Similarly, everyone should contemplate the size of the Styx Forest Eucalyptus regnans stump in the photo included in the Sydney Morning Herald article written by Stephanie Peatling and published on 28 September 2004. Check out the article:

http://www.smh.com.au/articles/2004/09/27/1096137173817.html

 The once magnificent Styx Forest has already been decimated, but the best that the self-serving Howard Government could do at the 2004 Federal Election, was to suck a few votes from the chainsaw brigade for the cynical purpose of winning another electoral seat despite the desperate need for conservation of what remains to prevail.

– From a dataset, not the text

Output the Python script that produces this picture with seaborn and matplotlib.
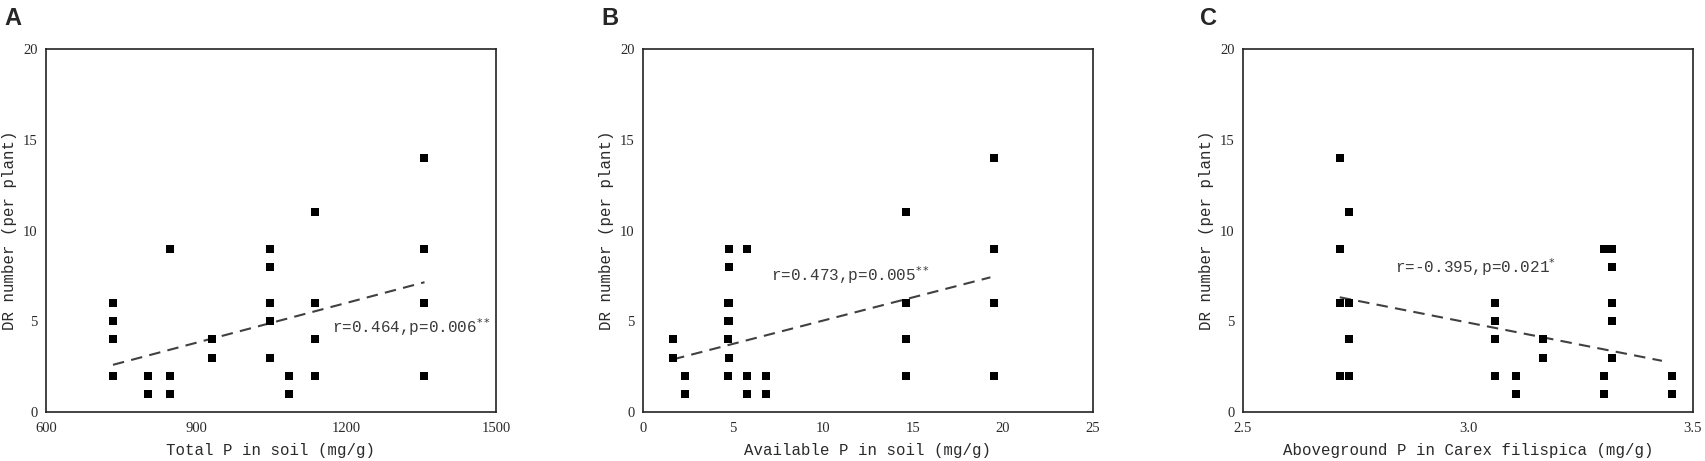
import numpy as np
import pandas as pd
import matplotlib
matplotlib.use("Agg")
import matplotlib.pyplot as plt
import seaborn as sns

# DR number per plant (same samples in every panel)
dr_number = [6, 5, 4, 2, 2, 1, 9, 2, 1, 4, 3, 9, 8, 6, 5, 3, 2, 1,
             11, 6, 4, 2, 14, 9, 6, 2]

total_p = [734, 734, 734, 734, 803, 803, 847, 847, 847, 932, 932,
           1048, 1048, 1048, 1048, 1048, 1086, 1086,
           1139, 1139, 1139, 1139, 1357, 1357, 1357, 1357]
available_p = [4.70, 4.70, 4.70, 4.70, 2.36, 2.36, 5.79, 5.79, 5.79, 1.67, 1.67,
               4.80, 4.80, 4.80, 4.80, 4.80, 6.85, 6.85,
               14.6, 14.6, 14.6, 14.6, 19.48, 19.48, 19.48, 19.48]
aboveground_p = [3.061, 3.061, 3.061, 3.061, 3.107, 3.107, 3.302, 3.302, 3.302,
                 3.166, 3.166, 3.319, 3.319, 3.319, 3.319, 3.319, 3.453, 3.453,
                 2.735, 2.735, 2.735, 2.735, 2.715, 2.715, 2.715, 2.715]

# fitted lines (end points)
fit_a_x, fit_a_y = [734, 1357], [2.6, 7.15]
fit_b_x, fit_b_y = [1.67, 19.3], [2.9, 7.42]
fit_c_x, fit_c_y = [2.715, 3.431], [6.32, 2.82]

stats_text = ["r=0.464,p=0.006$^{**}$", "r=0.473,p=0.005$^{**}$", "r=-0.395,p=0.021$^{*}$"]
stats_pos = [(1172, 4.68), (7.1, 7.55), (2.838, 8.0)]

x_labels = ["Total P in soil (mg/g)", "Available P in soil (mg/g)",
            "Aboveground P in Carex filispica (mg/g)"]
x_limits = [(600, 1500), (0, 25), (2.5, 3.5)]
x_ticks = [[600, 900, 1200, 1500], [0, 5, 10, 15, 20, 25], [2.5, 3.0, 3.5]]
x_ticklabels = [["600", "900", "1200", "1500"], ["0", "5", "10", "15", "20", "25"],
                ["2.5", "3.0", "3.5"]]
y_ticks = [0, 5, 10, 15, 20]
panel_letters = ["A", "B", "C"]

sns.set_style("white")
plt.rcParams["font.family"] = ["Liberation Mono", "DejaVu Sans"]

W, H = 1706, 461
fig = plt.figure(figsize=(W / 100, H / 100), dpi=100)

lefts = [46, 643, 1243]
letter_x = [4, 601, 1200]
ax_w, ax_top, ax_bot = 450, 49, 412
text_col = "#2a2a2a"

xs = [total_p, available_p, aboveground_p]
fits = [(fit_a_x, fit_a_y), (fit_b_x, fit_b_y), (fit_c_x, fit_c_y)]

for i in range(3):
    ax = fig.add_axes([lefts[i] / W, (H - ax_bot) / H, ax_w / W, (ax_bot - ax_top) / H])
    df = pd.DataFrame({"x": xs[i], "y": dr_number})
    ax.plot(fits[i][0], fits[i][1], color="#404040", lw=1.5, dashes=(5.5, 3.5), zorder=2)
    sns.scatterplot(data=df, x="x", y="y", marker="s", color="black", s=30,
                    linewidth=0, ax=ax, zorder=3)

    ax.set_xlim(*x_limits[i])
    ax.set_ylim(0, 20)
    ax.set_xticks(x_ticks[i])
    ax.set_xticklabels(x_ticklabels[i])
    ax.set_yticks(y_ticks)
    ax.tick_params(axis="both", direction="in", length=4.5, width=1.0, color="#222222",
                   labelsize=10.5, labelcolor=text_col)
    ax.tick_params(axis="x", pad=7)
    ax.tick_params(axis="y", pad=6)
    for lab in ax.get_xticklabels() + ax.get_yticklabels():
        lab.set_family("Liberation Serif")
    for sp in ax.spines.values():
        sp.set_linewidth(1.2)
        sp.set_color("#222222")

    ax.set_xlabel(x_labels[i], fontsize=11.3, color=text_col)
    ax.set_ylabel("DR number (per plant)", fontsize=11.3, color=text_col)
    ax.xaxis.set_label_coords(0.5, -0.085)
    ax.yaxis.set_label_coords(-0.064, 0.5)

    ax.text(stats_pos[i][0], stats_pos[i][1], stats_text[i], fontsize=11.5,
            color="#3a3a3a", ha="left", va="center")

    fig.text(letter_x[i] / W, 1 - 7 / H, panel_letters[i], fontsize=17,
             fontweight="bold", family="Liberation Sans", ha="left", va="top")

fig.savefig("out.png", dpi=100)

Typically, if the Opposition of the day tries to over-ride the chainsaw mindset with alternative employment propositions for Tasmania as did Mark Latham OL, the Government would want to exploit the situation for their own power mongering ends, as did the Howard Government.  Not democratic. Not responsible government. Cynicism is the go? Yep. Bugger the future for everyone except themselves!

If that forlorn picture alone, cannot stir Kevin Rudd PM, to act to protect what remains of such trees in Australia (if there are any), then nothing ever will.